OLYMPIA, Wash. - Fifty years of activism, and Billy Frank Jr. is still going strong; the Washington man has received the highest award from a national conservation group. Frank is the Nisqually tribal elder who has chaired the Northwest Indian Fisheries Commission for more than 20 years. He's being honored by The Wilderness Society for long-time service to conservation causes.

Starting in the 1960s, Frank became a well-known, and often jailed, activist for demanding that the U.S. government honor the fishing rights included in Native American treaties, rights eventually reaffirmed in a federal court decision. He has also spent 40 years coordinating cleanup and management of the Nisqually River watershed, and says big improvements don't happen overnight.

"You've got to be very patient in making it happen, and we just opened the dikes at the mouth of the Nisqually River. The estuary's wide open now; it's all been diked up in the past with farmers. It's not an overnight thing; it's a long-term thing."
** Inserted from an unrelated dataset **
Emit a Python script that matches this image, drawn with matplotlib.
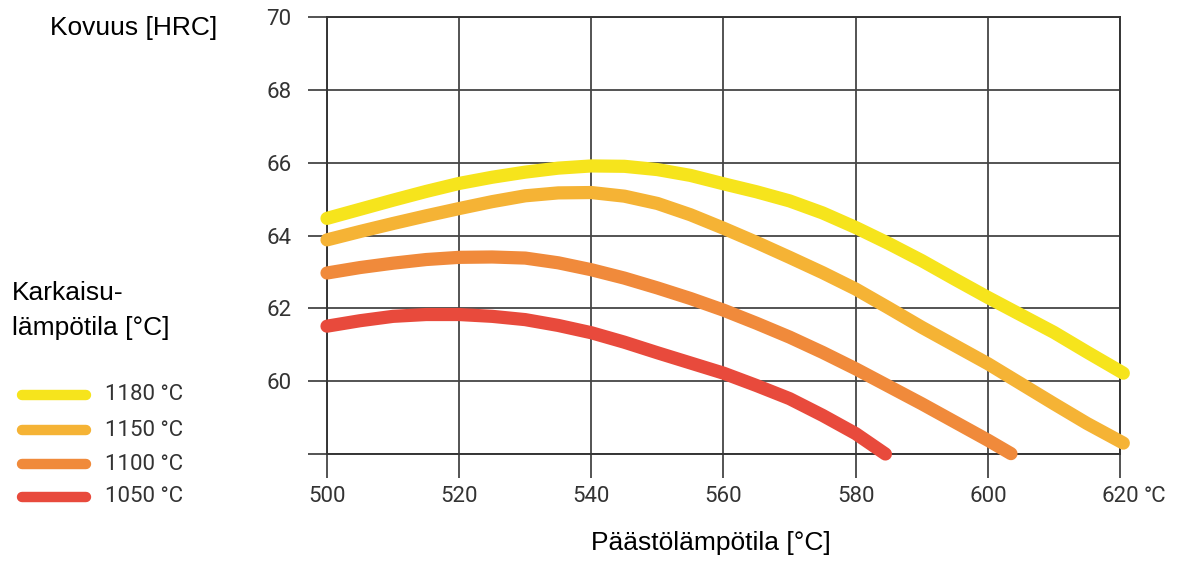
import matplotlib
matplotlib.use("Agg")
import matplotlib.pyplot as plt
from matplotlib.lines import Line2D

# --- data --------------------------------------------------------------
temps_1180 = [500, 505, 510, 515, 520, 525, 530, 535, 540, 545, 550, 555, 560,
              565, 570, 575, 580, 585, 590, 595, 600, 605, 610, 615, 620.5]
hrc_1180 = [64.47, 64.72, 64.97, 65.21, 65.43, 65.60, 65.74, 65.85, 65.91, 65.90, 65.81, 65.65, 65.42,
            65.20, 64.95, 64.62, 64.22, 63.78, 63.31, 62.80, 62.30, 61.82, 61.34, 60.80, 60.22]

temps_1150 = [500, 505, 510, 515, 520, 525, 530, 535, 540, 545, 550, 555, 560,
              565, 570, 575, 580, 585, 590, 595, 600, 605, 610, 615, 620.5]
hrc_1150 = [63.88, 64.11, 64.33, 64.54, 64.74, 64.93, 65.09, 65.17, 65.18, 65.08, 64.88, 64.57, 64.20,
            63.81, 63.40, 62.98, 62.53, 62.01, 61.48, 60.98, 60.48, 59.93, 59.38, 58.84, 58.30]

temps_1100 = [500, 505, 510, 515, 520, 525, 530, 535, 540, 545, 550, 555, 560,
              565, 570, 575, 580, 585, 590, 595, 600, 603.5]
hrc_1100 = [62.97, 63.12, 63.24, 63.34, 63.40, 63.41, 63.38, 63.25, 63.06, 62.83, 62.56, 62.27, 61.95,
            61.59, 61.21, 60.79, 60.34, 59.86, 59.38, 58.88, 58.38, 58.01]

temps_1050 = [500, 505, 510, 515, 520, 525, 530, 535, 540, 545, 550, 555, 560,
              565, 570, 575, 580, 584.5]
hrc_1050 = [61.51, 61.66, 61.78, 61.83, 61.83, 61.78, 61.69, 61.53, 61.33, 61.07, 60.78, 60.50, 60.22,
            59.88, 59.52, 59.06, 58.56, 58.00]

series_labels = ["1180 °C", "1150 °C", "1100 °C", "1050 °C"]
series_colors = ["#F6E41C", "#F5B335", "#F08A3B", "#E84A3C"]

x_ticks = [500, 520, 540, 560, 580, 600, 620]
y_ticks = [58, 60, 62, 64, 66, 68, 70]
y_tick_labels = ["", "60", "62", "64", "66", "68", "70"]

num_font = "Roboto"
sans = "Liberation Sans"
ink = "#333333"

W, H = 1179, 563
fig = plt.figure(figsize=(W / 100, H / 100), dpi=100)
ax = fig.add_axes([327 / W, 1 - 454 / H, (1120 - 327) / W, (454 - 17) / H])

series = [
    (temps_1180, hrc_1180),
    (temps_1150, hrc_1150),
    (temps_1100, hrc_1100),
    (temps_1050, hrc_1050),
]
for (t, h), c in zip(series, series_colors):
    ax.plot(t, h, color=c, lw=9.5, solid_capstyle="round", solid_joinstyle="round",
            zorder=3, clip_on=False)

ax.set_xlim(500, 620)
ax.set_ylim(58, 70)
ax.set_xticks(x_ticks)
ax.set_yticks(y_ticks)
ax.set_yticklabels(y_tick_labels)
ax.grid(True, color="#454545", lw=1.3, zorder=1)
for s in ax.spines.values():
    s.set_color("#353535")
    s.set_linewidth(1.4)
ax.tick_params(axis="y", direction="out", length=13.5, width=1.3, color="#454545",
               pad=12, labelsize=16, labelcolor=ink)
ax.tick_params(axis="x", direction="out", length=17, width=1.3, color="#454545",
               pad=6, labelsize=16, labelcolor=ink)
for lab in ax.get_xticklabels() + ax.get_yticklabels():
    lab.set_fontfamily(num_font)

# unit after last x tick
fig.text(1144 / W, 1 - 496 / H, "°C", fontsize=16, family=num_font, color=ink,
         ha="left", va="center")

# axis titles
fig.text(50 / W, 1 - 35 / H, "Kovuus [HRC]", fontsize=19, family=sans, ha="left", va="baseline")
fig.text(12 / W, 1 - 300 / H, "Karkaisu-", fontsize=19, family=sans, ha="left", va="baseline")
fig.text(12 / W, 1 - 335 / H, "lämpötila [°C]", fontsize=19, family=sans, ha="left", va="baseline")
fig.text(711 / W, 1 - 550 / H, "Päästölämpötila [°C]", fontsize=19, family=sans,
         ha="center", va="baseline")

# legend drawn by hand on the left
leg_y = [395, 430, 464, 497]
for y, lab, c in zip(leg_y, series_labels, series_colors):
    fig.add_artist(Line2D([22 / W, 86 / W], [1 - y / H, 1 - y / H], color=c, lw=7.5,
                          solid_capstyle="round"))
    fig.text(105 / W, 1 - y / H, lab, fontsize=16, family=num_font, color=ink,
             ha="left", va="center")

fig.savefig("out.png", dpi=100)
In Frank's view, Washington's biggest challenge today is restoring wild habitat, and learning to share it with its original 'residents.'

"The salmon and the animals have to have a home. Y'know, we pretty well left them out. And the habitat, it needs so much help, but we can't give up. We've got to stay the course and bring management back to the natural resource world that we live in."

Frank says activism has changed a lot in the past five decades, and he thinks the Internet is a good thing, allowing better communication. But he adds that with an online audience it's also become easier to criticize than to cooperate.

Billy Frank Jr. is the 25th person to receive the Robert Marshall Award, so named for one of the founders of The Wilderness Society.